Chalk paint is a water-based, decorative paint invented by Annie Sloan which may be applied over almost any surface.  It requires very little preparation and needs a topcoat to avoid flaking. Chalk paints are also used by utility companies to mark road surfaces.

Description 
Chalk paint is a water-based, decorative paint that results in a chalky, matte finish. The paint consists of a fine powder such as plaster of Paris or calcium carbonate, mixed with water. Commercial acrylic paint is added as a colorant.

Origins
Artist Annie Sloan invented chalk paint in 1990 and registered chalk paint as a trademark. There are similar products on the retail market and many online recipes.

Uses

This paint is intended for use on furniture and other home décor to achieve a specific result, such as shabby chic, and vintage.  When applying chalk paint, an item's surface should be clean, and priming is only advised when working with a white chalk paint. It is also advised to use two  coats of lacquer to make sure the intended material for painting gets full coverage. Sanding or stripping previous layers is not needed. Interior and exterior surfaces including metal, wood, glass, concrete, plaster, and fabric, may be painted with chalk paint.

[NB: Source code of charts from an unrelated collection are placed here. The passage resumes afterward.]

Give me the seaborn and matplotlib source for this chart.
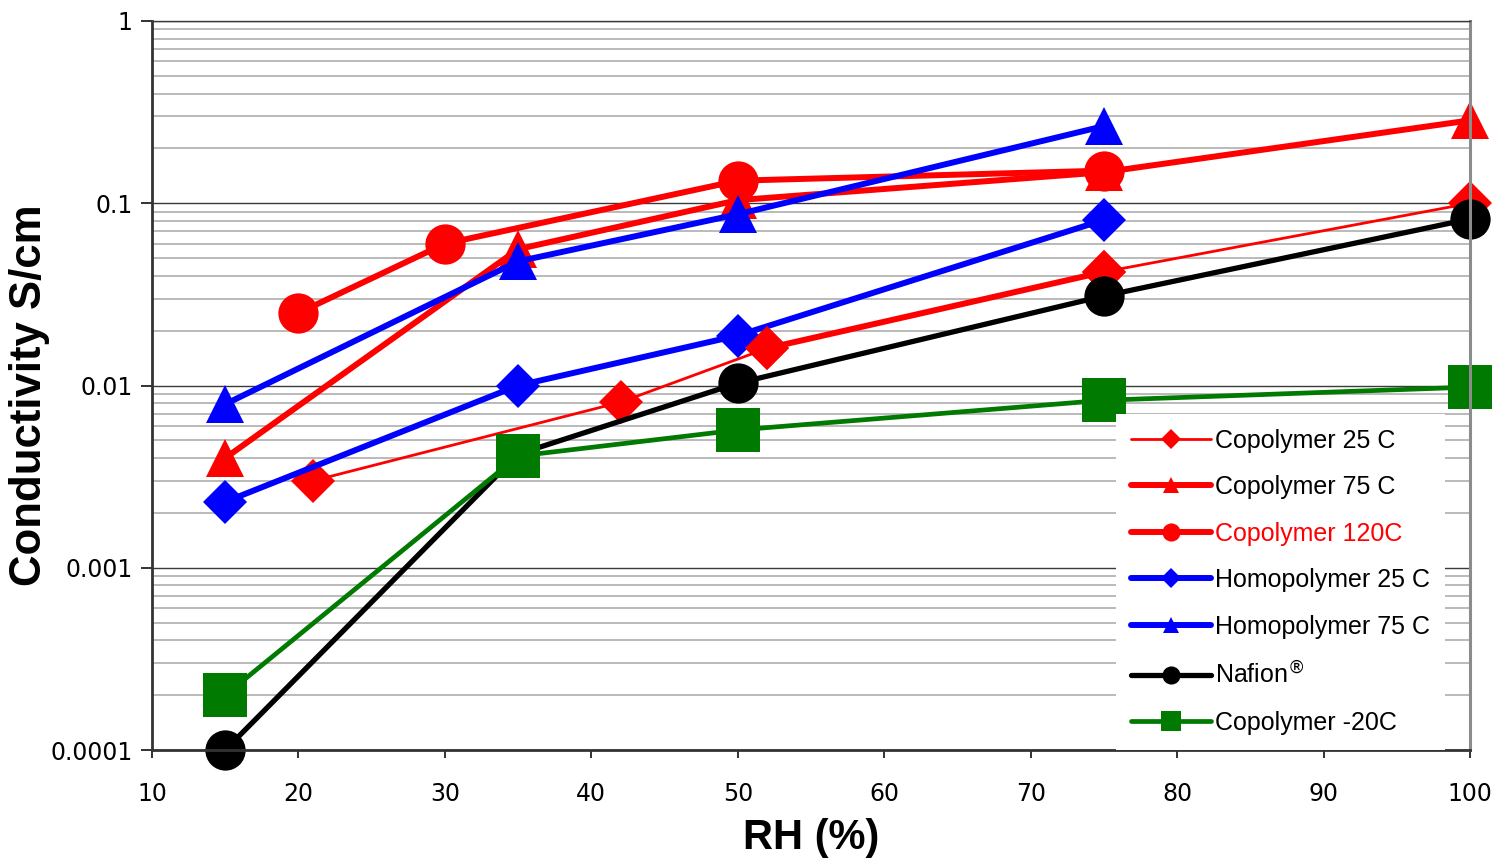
import numpy as np
import pandas as pd
import matplotlib
matplotlib.use("Agg")
import matplotlib.pyplot as plt
import seaborn as sns
from matplotlib.ticker import FixedLocator, LogLocator, NullFormatter

# data
rh_co25 = [21, 42, 52, 75, 100]
cond_co25 = [0.003, 0.0081, 0.016, 0.042, 0.1]
# thick red segment drawn over part of the 25 C curve (no legend entry)
rh_co25_thick = [52, 75]
cond_co25_thick = [0.016, 0.042]

rh_co75 = [15, 35, 50, 75, 100]
cond_co75 = [0.004, 0.056, 0.104, 0.148, 0.285]

rh_co120 = [20, 30, 50, 75]
cond_co120 = [0.025, 0.06, 0.133, 0.151]

rh_homo25 = [15, 35, 50, 75]
cond_homo25 = [0.0023, 0.01, 0.0188, 0.081]

rh_homo75 = [15, 35, 50, 75]
cond_homo75 = [0.0079, 0.048, 0.087, 0.265]

rh_nafion = [15, 35, 50, 75, 100]
cond_nafion = [0.0001, 0.0042, 0.0103, 0.031, 0.082]

rh_cominus20 = [15, 35, 50, 75, 100]
cond_cominus20 = [0.0002, 0.0041, 0.0057, 0.0083, 0.0098]

x_ticks = [10, 20, 30, 40, 50, 60, 70, 80, 90, 100]
y_ticks = [0.0001, 0.001, 0.01, 0.1, 1]
y_tick_labels = ["0.0001", "0.001", "0.01", "0.1", "1"]

sns.set_style("white")
plt.rcParams['font.family'] = ['Liberation Sans', 'DejaVu Sans']
plt.rcParams['text.color'] = 'black'
plt.rcParams['axes.labelcolor'] = 'black'
plt.rcParams['xtick.color'] = 'black'
plt.rcParams['ytick.color'] = 'black'

fig = plt.figure(figsize=(15.02, 8.59), dpi=100)
ax = fig.add_axes([152 / 1502, 1 - 750 / 859, (1470 - 152) / 1502, (750 - 21) / 859])

RED = "#ff0000"
BLUE = "#0000ff"
GREEN = "#007a00"

def draw(x, y, color, marker, ms, lw, label):
    df = pd.DataFrame({"rh": x, "cond": y})
    sns.lineplot(data=df, x="rh", y="cond", ax=ax, color=color, marker=marker,
                 markersize=ms, linewidth=lw, markeredgewidth=0, label=label,
                 legend=False, clip_on=False)

draw(rh_co25, cond_co25, RED, "D", 22, 2.0, "Copolymer 25 C")
draw(rh_co75, cond_co75, RED, "^", 27, 4.3, "Copolymer 75 C")
draw(rh_co120, cond_co120, RED, "o", 29, 4.3, "Copolymer 120C")
draw(rh_homo25, cond_homo25, BLUE, "D", 22, 4.3, "Homopolymer 25 C")
draw(rh_homo75, cond_homo75, BLUE, "^", 27, 4.3, "Homopolymer 75 C")
draw(rh_co25_thick, cond_co25_thick, RED, "D", 22, 4.3, None)
draw(rh_nafion, cond_nafion, "black", "o", 29, 3.8, "Nafion$^{\\circledR}$")
draw(rh_cominus20, cond_cominus20, GREEN, "s", 31, 3.4, "Copolymer -20C")

ax.set_yscale("log")
ax.set_xlim(10, 100)
ax.set_ylim(0.0001, 1)

ax.yaxis.set_major_locator(FixedLocator(y_ticks))
ax.set_yticklabels(y_tick_labels)
ax.yaxis.set_minor_locator(LogLocator(base=10, subs=np.arange(2, 10)))
ax.yaxis.set_minor_formatter(NullFormatter())
ax.set_xticks(x_ticks)
for lab in ax.get_xticklabels() + ax.get_yticklabels():
    lab.set_family(["DejaVu Sans"])

ax.grid(False)
ax.yaxis.grid(True, which="major", color="#3a3a3a", linewidth=1.0)
ax.yaxis.grid(True, which="minor", color="#b4b4b4", linewidth=1.3)
ax.set_axisbelow(True)

ax.tick_params(axis="y", which="major", direction="out", length=8, width=1.3,
               color="#222222", labelcolor="black", labelsize=17, pad=6, left=True)
ax.tick_params(axis="y", which="minor", left=False)
ax.tick_params(axis="x", which="major", direction="out", length=6, width=1.3,
               color="#222222", labelcolor="black", labelsize=17, pad=17, bottom=True)

for side in ["left", "bottom"]:
    ax.spines[side].set_color("#333333")
    ax.spines[side].set_linewidth(2.0)
ax.spines["right"].set_color("#8c8c8c")
ax.spines["right"].set_linewidth(2.2)
ax.spines["top"].set_color("#3a3a3a")
ax.spines["top"].set_linewidth(1.0)

ax.set_xlabel("RH (%)", fontsize=30, fontweight="bold", labelpad=9, color="black")
ax.set_ylabel("Conductivity S/cm", fontsize=31.5, fontweight="bold", color="black")
ax.yaxis.set_label_coords(-0.0774, 0.487)

handles, labels = ax.get_legend_handles_labels()
leg = ax.legend(handles, labels, loc="lower right", bbox_to_anchor=(0.981, 0.0),
                borderaxespad=0, frameon=True, fontsize=18, markerscale=0.45,
                handlelength=3.2, handletextpad=0.15, labelspacing=0.9,
                borderpad=0.6, fancybox=False)
leg.get_frame().set_facecolor("white")
leg.get_frame().set_edgecolor("none")
leg.get_frame().set_alpha(1)
for t in leg.get_texts():
    if t.get_text() == "Copolymer 120C":
        t.set_color(RED)
    else:
        t.set_color("black")

fig.savefig("out.png", dpi=100)
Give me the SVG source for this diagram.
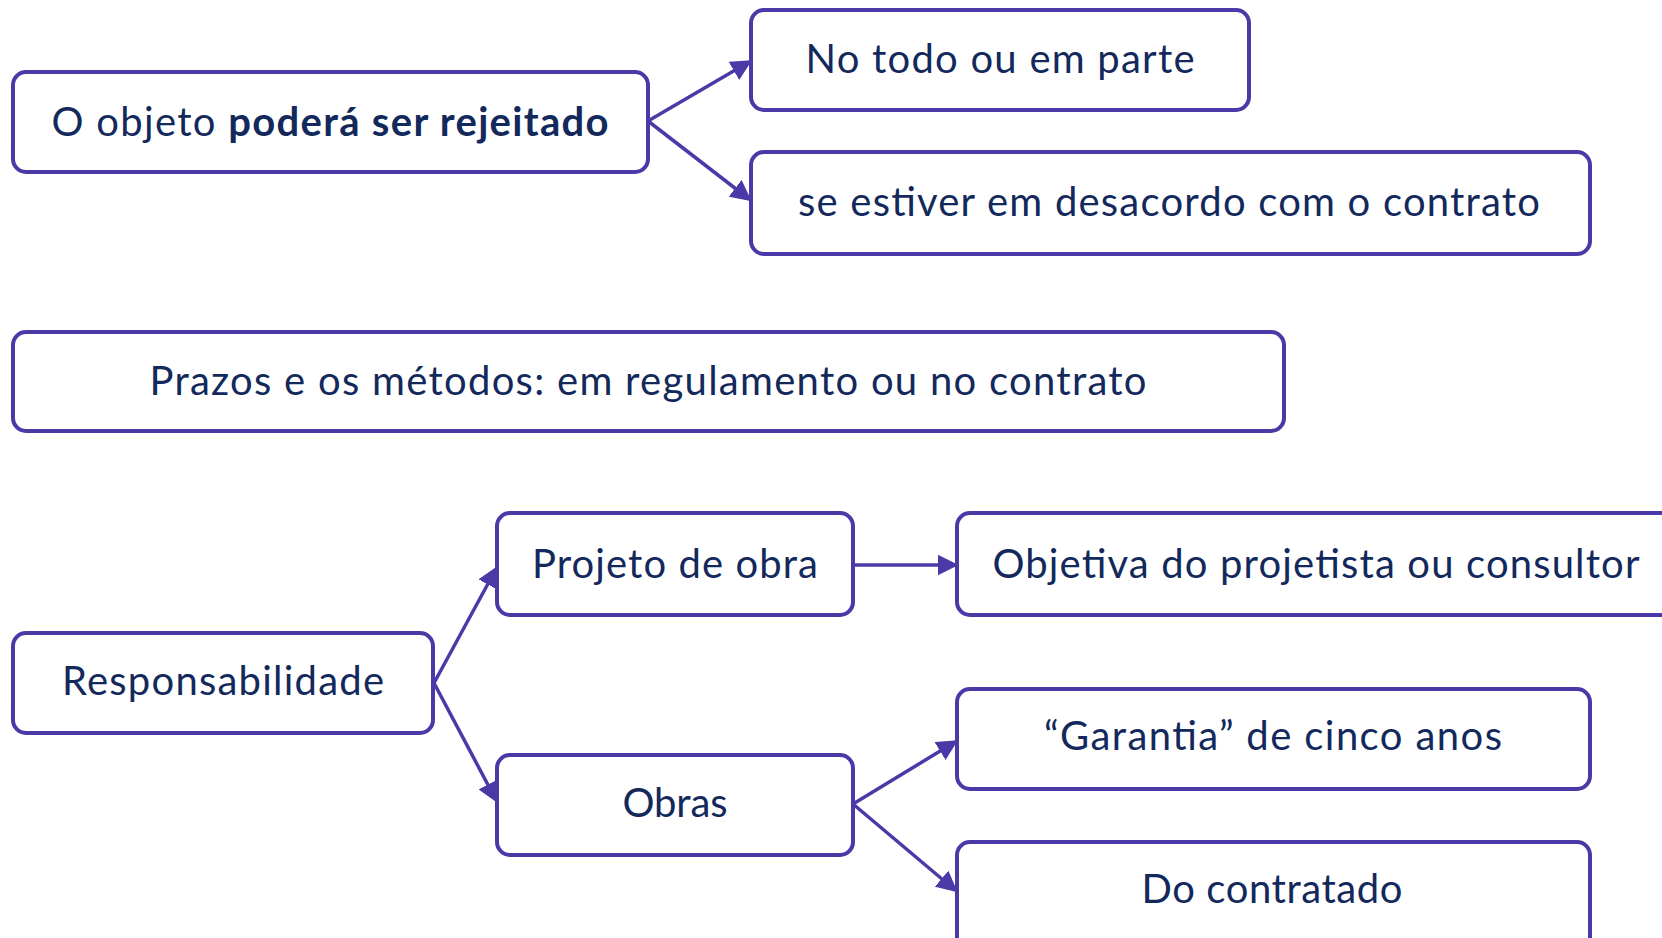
<svg xmlns="http://www.w3.org/2000/svg" width="1662" height="938" viewBox="0 0 1662 938">
<style>
.box{fill:#ffffff;stroke:#4a3aa8;stroke-width:4}
.t{font-family:Lato,"Open Sans","Liberation Sans",sans-serif;font-size:40px;fill:#13295c;text-anchor:middle}
.b{font-weight:bold}
.c{stroke:#4a3aa8;stroke-width:3.5;fill:none}
</style>
<defs>
<marker id="ah" markerWidth="6" markerHeight="6" refX="5" refY="3" orient="auto" markerUnits="strokeWidth">
<path d="M0,0 L6,3 L0,6 z" fill="#4a3aa8"/>
</marker>
</defs>
<rect width="1662" height="938" fill="#ffffff"/>
<g id="connectors">
<line class="c" x1="648" y1="121" x2="749" y2="62" marker-end="url(#ah)"/>
<line class="c" x1="648" y1="121" x2="749" y2="199" marker-end="url(#ah)"/>
<line class="c" x1="434" y1="683" x2="496" y2="569" marker-end="url(#ah)"/>
<line class="c" x1="434" y1="683" x2="496" y2="800" marker-end="url(#ah)"/>
<line class="c" x1="853" y1="565" x2="955" y2="565" marker-end="url(#ah)"/>
<line class="c" x1="853" y1="804" x2="955" y2="742" marker-end="url(#ah)"/>
<line class="c" x1="853" y1="804" x2="955" y2="890" marker-end="url(#ah)"/>
</g>
<g id="n1">
<rect class="box" x="13" y="72" width="635" height="100" rx="13"/>
<text class="t" x="330" y="136" textLength="557"><tspan>O objeto </tspan><tspan class="b">poderá ser rejeitado</tspan></text>
</g>
<g id="n2">
<rect class="box" x="751" y="10" width="498" height="100" rx="13"/>
<text class="t" x="1000" y="73" textLength="389">No todo ou em parte</text>
</g>
<g id="n3">
<rect class="box" x="751" y="152" width="839" height="102" rx="13"/>
<text class="t" x="1169" y="216" textLength="742">se estiver em desacordo com o contrato</text>
</g>
<g id="n4">
<rect class="box" x="13" y="332" width="1271" height="99" rx="13"/>
<text class="t" x="648" y="395" textLength="997">Prazos e os métodos: em regulamento ou no contrato</text>
</g>
<g id="n5">
<rect class="box" x="497" y="513" width="356" height="102" rx="13"/>
<text class="t" x="675" y="578" textLength="286">Projeto de obra</text>
</g>
<g id="n6">
<rect class="box" x="957" y="513" width="740" height="102" rx="13"/>
<text class="t" x="1316" y="578" textLength="647">Objetiva do projetista ou consultor</text>
</g>
<g id="n7">
<rect class="box" x="13" y="633" width="420" height="100" rx="13"/>
<text class="t" x="223" y="695" textLength="322">Responsabilidade</text>
</g>
<g id="n8">
<rect class="box" x="497" y="755" width="356" height="100" rx="13"/>
<text class="t" x="675" y="817" textLength="105">Obras</text>
</g>
<g id="n9">
<rect class="box" x="957" y="689" width="633" height="100" rx="13"/>
<text class="t" x="1273" y="750" textLength="458">“Garantia” de cinco anos</text>
</g>
<g id="n10">
<rect class="box" x="957" y="842" width="633" height="120" rx="13"/>
<text class="t" x="1272" y="903" textLength="261">Do contratado</text>
</g>
</svg>
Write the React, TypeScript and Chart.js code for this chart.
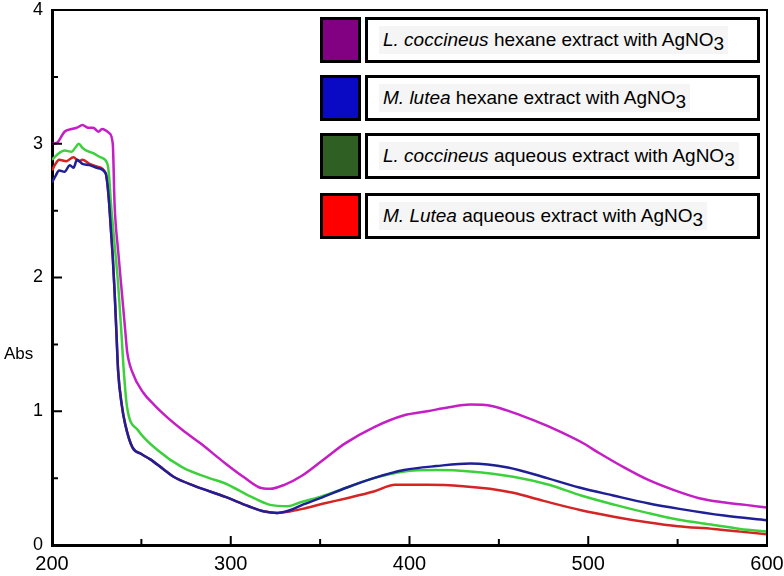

Chalk paint may be applied with a brush, roller, or spray gun. The paint should be applied in thin layers and will typically dry within two hours. A topcoat sealer, such as wax or lacquer be applied to avoid the flaking of the chalk paint. The topcoats may enhance the decorative characteristics.

Sprayable chalk paint is used by public works engineers to mark the location of utility pipes and cables on sidewalks, as an environmentally safe substance which can be easily removed when the work is complete. Others have used it to mark potholes in roads, and to spray graffiti that can be washed off.